NC-243 - Harcèlement
L’appelant a accordé plusieurs entrevues aux médias et publié sur les médias sociaux une lettre qu’il avait adressée au commissaire de l’époque, dans laquelle il critiquait la direction de la GRC. Il a agi ainsi à la suite d’un procès intenté en vertu du Code canadien du travail, dans lequel la GRC a été reconnue coupable de ne pas avoir veillé à la santé et à la sécurité de ses policiers. L’appelant a aussi cessé de porter la bande jaune sur son pantalon de travail et s’est laissé pousser une barbiche pour sensibiliser la population aux conditions de travail à la GRC. Le présumé harceleur, qui était le chef de district de l’appelant, a pris des mesures à l’égard des gestes de l’appelant. L’appelant estimait que le présumé harceleur l’avait harcelé en prenant certaines mesures après ce qu’il avait fait pour s’exprimer et il a déposé une plainte de harcèlement (la plainte). Dans la plainte, l’appelant soutenait notamment que le présumé harceleur avait porté atteinte à sa liberté d’expression, soit son droit protégé par l’alinéa 2b) de la Charte canadienne des droits et libertés (la Charte).

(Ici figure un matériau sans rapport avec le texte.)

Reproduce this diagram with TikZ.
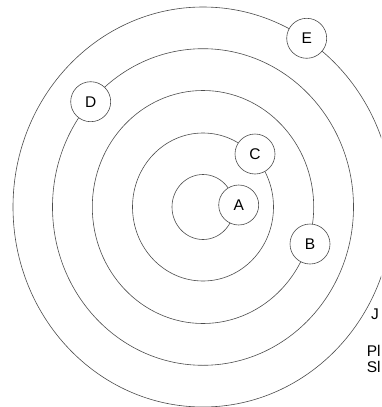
\documentclass[tikz,border=0pt]{standalone}
\usepackage{fontspec}
\setmainfont{Liberation Sans}
\usepackage{tikz}
\usetikzlibrary{positioning}

\begin{document}
\begin{tikzpicture}[
    x=1pt, y=-1pt,
    orbit/.style={draw=black!70, line width=0.6pt},
    body/.style={draw=black!70, line width=0.6pt, circle, fill=white, minimum size=40pt, inner sep=0pt, font=\fontsize{15.5}{18}\selectfont},
    note/.style={anchor=base west, inner sep=0pt, font=\fontsize{15.5}{18}\selectfont},
]

\clip (0,0) rectangle (381,407);

% orbits
\coordinate (sun) at (203,207);
\draw[orbit] (sun) ellipse [x radius=31, y radius=32.5];
\draw[orbit] (sun) ellipse [x radius=70.5, y radius=74];
\draw[orbit] (sun) ellipse [x radius=110.7, y radius=116.5];
\draw[orbit] (sun) ellipse [x radius=150.5, y radius=158.3];
\draw[orbit] (sun) ellipse [x radius=190, y radius=200];

% bodies
\node[body] (A) at (238.7,205) {A};
\node[body] (C) at (255,154) {C};
\node[body] (B) at (310,244) {B};
\node[body] (D) at (90.7,101.7) {D};
\node[body] (E) at (306.7,38.3) {E};

% notes at the right edge
\node[note] (nj) at (371,319) {J};
\node[note] (npl) at (366.7,356) {Pl};
\node[note] (nsl) at (366.7,372) {Sl};

\end{tikzpicture}
\end{document}
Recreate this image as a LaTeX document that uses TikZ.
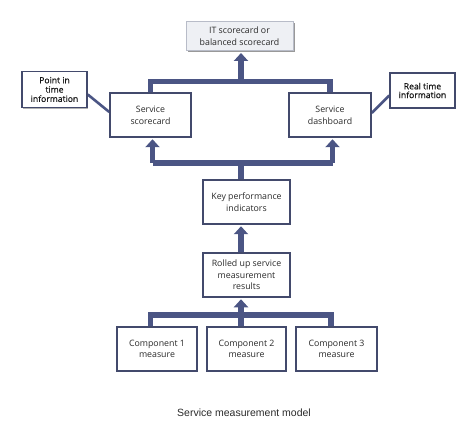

Après enquête, l’intimé a rendu une décision dans laquelle il a conclu que les mesures prises par le présumé harceleur ne répondaient pas à la définition de harcèlement. L’appelant a fait appel de la décision de l’intimé. Il affirme que la décision a été rendue en violation des principes applicables d’équité procédurale et qu’elle est manifestement déraisonnable.
Conclusions du CEE
La décision de l’intimé est manifestement déraisonnable parce que celui-ci ne s’est pas penché sur l’argument de l’appelant fondé sur l’alinéa 2b) de la Charte, un élément clé de la plainte de l’appelant, pour établir s’il y avait eu harcèlement. De plus, comme le droit d’expression de l’appelant était assurément en jeu en l’espèce, le défaut de l’intimé de traiter de la prétendue violation de la Charte dans sa décision constitue une erreur de droit.
Selon la jurisprudence de la Cour suprême du Canada, lorsqu’un droit protégé par la Charte s’applique, le décideur administratif doit clairement reconnaître et analyser ce droit. En l’espèce, l’intimé était tenu d’analyser l’argument de l’appelant fondé sur l’alinéa 2b) de la Charte et d’intégrer cette analyse dans son évaluation visant à établir s’il y avait eu harcèlement.
Recommandation du CEE
Le CEE recommande d’accueillir l’appel et de renvoyer l’affaire à un nouveau décideur en vue d’une nouvelle décision. Le CEE recommande que le nouveau décideur, en rendant la nouvelle décision, tienne compte des préoccupations de l’appelant selon lesquelles le présumé harceleur l’avait harcelé en prenant certaines mesures à son égard après ce qu’il avait fait pour s’exprimer. En outre, la nouvelle décision devra traiter des arguments de l’appelant concernant la prétendue violation par le présumé harceleur de son droit protégé par l’alinéa 2b) de la Charte. Le nouveau décideur devrait aussi obtenir, dans la mesure du possible, une copie des entrevues de l’appelant accordées aux médias, lesquelles ont donné lieu aux mesures prises par le présumé harceleur, pour effectuer l’analyse nécessaire fondée sur la Charte quant à ces entrevues et aux mesures prises en conséquence par le présumé harceleur.